As one might expect from a second novel, Small Worlds expands beyond its predecessor in several ways. It includes a greater number of voices and characters. It takes its main character to Ghana instead of remaining in Southeast London (though this doesn’t diminish my feeling that Nelson wants to do for Peckham what Zadie Smith did for Willesden). And it develops its central metaphor of worlds or spaces more fully, exploring not only the way that people can build spaces or shelters out of personal connections but also the way that spaces shape lives. When the main character Stephen’s Auntie Yaa is forced to close the largest Afro-Caribbean shop in Peckham because her rent is suddenly tripled, for example, we’re reminded that unchecked development can destroy the social fabric of neighborhoods.
Small Worlds feels thinner than Open Water at some points, most notably in the way it incorporates visual arts and music into its pages. One of the successes of Open Water was the way it brought painting, photography, music, and film into conversation with each other, exploring their various limits and possibilities and the ways they interact with language. Small Worlds features jazz, hip hop, and soul music throughout, and there are moments of productive exchange between language and sound, such as when Stephen listens to J Dilla’s Donuts and hears “an instrument falling away to make room for us, the listeners, in the music.” Moments like these provide new ways to understand a song or artist, recalling Hanif Abdurraqib’s influence on Nelson. But there aren’t enough of them. Too frequently, artists or musicians are simply name-checked before the narrative moves on.
As if addressing these moments, Small Worlds often mentions the limits of language. Stephen notes, for example, that language is insufficient for understanding his mother’s experience as an immigrant from Ghana, for expressing his anger at racial injustice, for capturing the intimacy he feels with his lifelong companion Del, and for conveying the depth of his relationship with song. More than once, he comments that the role language played in colonization and slavery makes it “less tool than burden” for him.
This focus on language’s limits helps avoid overconfidence—as though any of these feelings or experiences could be fully expressed—but it feels misplaced. After a dozen or so assertions of language’s insufficiency, I again recalled Open Water and the way it also doubted language (“Language fails us, always”) but forged ahead, doing its best with inadequate tools. At one point, Open Water’s narrator falls silent when he feels inarticulately burdened by his existence as a Black man. His girlfriend tries to get him to talk, and despite the difficulty, he wills himself to find words. “You don’t have music, but you do have your way of seeing her,” he writes. “You do have a way of portraying her joy. You do have words.”

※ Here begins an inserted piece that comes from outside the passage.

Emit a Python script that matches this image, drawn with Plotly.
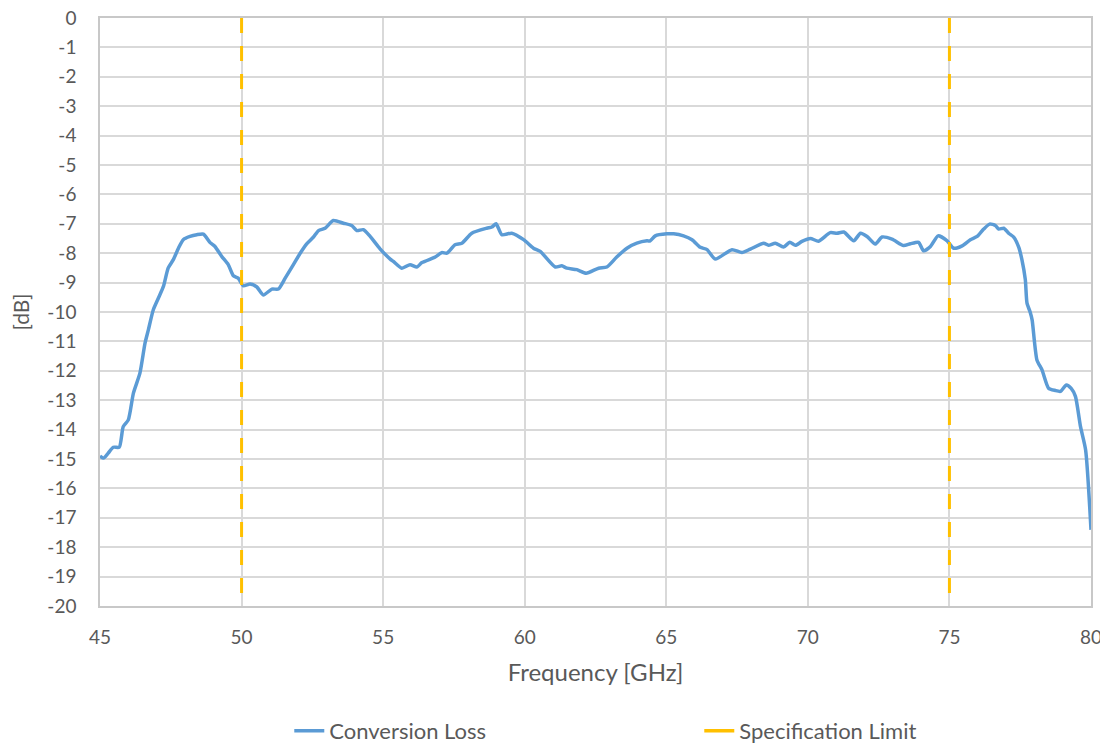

Small Worlds also has words, and it achieves a great deal with them. Nelson’s writing of summer is fantastic. While Michael Chabon once wrote an essay explaining how he used summer to structure his first novel Mysteries of Pittsburgh, for Nelson, summer is more than a structure. It’s a sense of possibility that infuses his writing at every level. In one short chapter early in the book, Stephen and his Auntie Yaa sit in front of her shop with drinks after they’ve closed early. The scene perfectly captures summer in the city: kids ride by on bikes, old men laugh and drink beers, people argue about soccer. To remember the moment, Stephen focuses on rhythm, or the way that the different participants bring their own patterns to the dance, changing the whole arrangement as they do. Stephen’s focus turns a reader’s attention to the rhythm of Nelson’s prose, so as Stephen turns to leave and encounters his friend Marlon who invites him to a party the next night, which prompts Stephen to text Del and ask if she’s free to go, or even free to hang out later that same night, we get the sense as readers that anything might happen. We think, with Stephen, that “everything feels possible.”
Small Worlds also shows how language, particularly narrative, can repair relationships or mend bridges between people. One of the novel’s central plot points involves the changing shape of Stephen and Del’s relationship. When Stephen goes to university in Nottingham, he experiences a deep feeling of loneliness, and distance grows between him and Del when he won’t speak about it. As in Open Water, the distance closes when Stephen talks honestly, and when Del meets his words with her own. I won’t ruin the ending of the novel, but the narrative works in a similar way for Stephen and his father, allowing the two to understand each other and experience a new sense of freedom in community.
The point of language in moments like these is not to exhaustively express an emotion or experience or measure up to any pre-existing standard. It’s simply to make a thoughtful offering in the hope that it meets with understanding, and maybe to build community. This, I believe, is the most important work that Nelson is doing with his words, and I look forward to seeing what he does with them next.